Don Carlos verdi christophe honoré 1 credit Jean-Louis Fernandez

Avec “Don Carlos”, Christophe Honoré médite sur la solitude

La nouvelle production de Don Carlos, mise en scène par Christophe Honoré, était l’œuvre la plus attendue du festival annuel de l’Opéra de Lyon, dédié en 2018 à Giuseppe Verdi. En s’attachant avec une précision d’orfèvre aux ressorts psychologiques de tous les personnages, Christophe Honoré nous offre une production mélancolique, loin du faste que l’on peut trouver dans cet opéra.

Don Carlos est un opéra à part dans l’œuvre de Verdi. Inspiré de la pièce de Schiller, le livret de Joseph Mery et Camille du Locle est une intrigue complexe qui relate, dans le contexte politique et religieux du XVIème siècle, l’amour impossible entre Elizabeth de Valois et l’Infant d’Espagne Don Carlos. Commande de l’Opéra de Paris créée en 1867, l’œuvre subit des coupures dès les premières répétitions pour en réduire la longueur. Par la suite, Verdi opère de nombreuses modifications et deux nouvelles versions en italien voient le jour en 1884 et 1886. C’est pourquoi les débats sont aujourd’hui vifs pour savoir quelle est la version de référence, celle que Verdi pourrait revendiquer.

Don Carlos verdi christophe honoré 2 credit Jean-Louis Fernandez

Peu importe : le maestro italien nous en a laissé trois, qu’il est plus intéressant de juger pour leurs complémentarités que pour leurs oppositions. La version française, plutôt délaissée par les salles d’opéra, retrouve un certain attrait. Après l’Opéra de Paris à l’automne dernier, l’Opéra de Lyon nous propose ainsi une version issue de la partition des premières répétitions, c’est-à-dire une intégrale qui n’a même pas été jouée lors de la création de Don Carlos.

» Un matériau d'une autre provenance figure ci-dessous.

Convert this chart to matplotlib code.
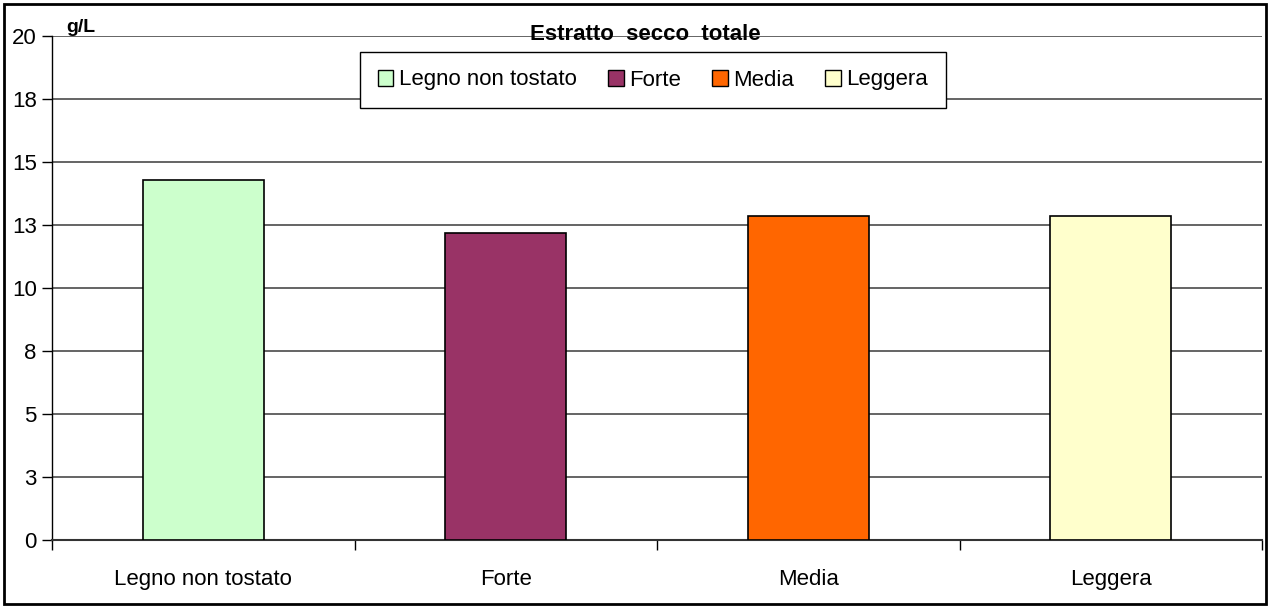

Une mise en scène qui joue sur les détails

Pour sa troisième collaboration avec l’opéra de Lyon, après Dialogues des Carmélites et Pelléas et Mélisande, Christophe Honoré signe une mise en scène sobre, sombre, sensible, mais redoutablement efficace. Par petites touches insignifiantes, il installe une tension croissante, presque subliminale.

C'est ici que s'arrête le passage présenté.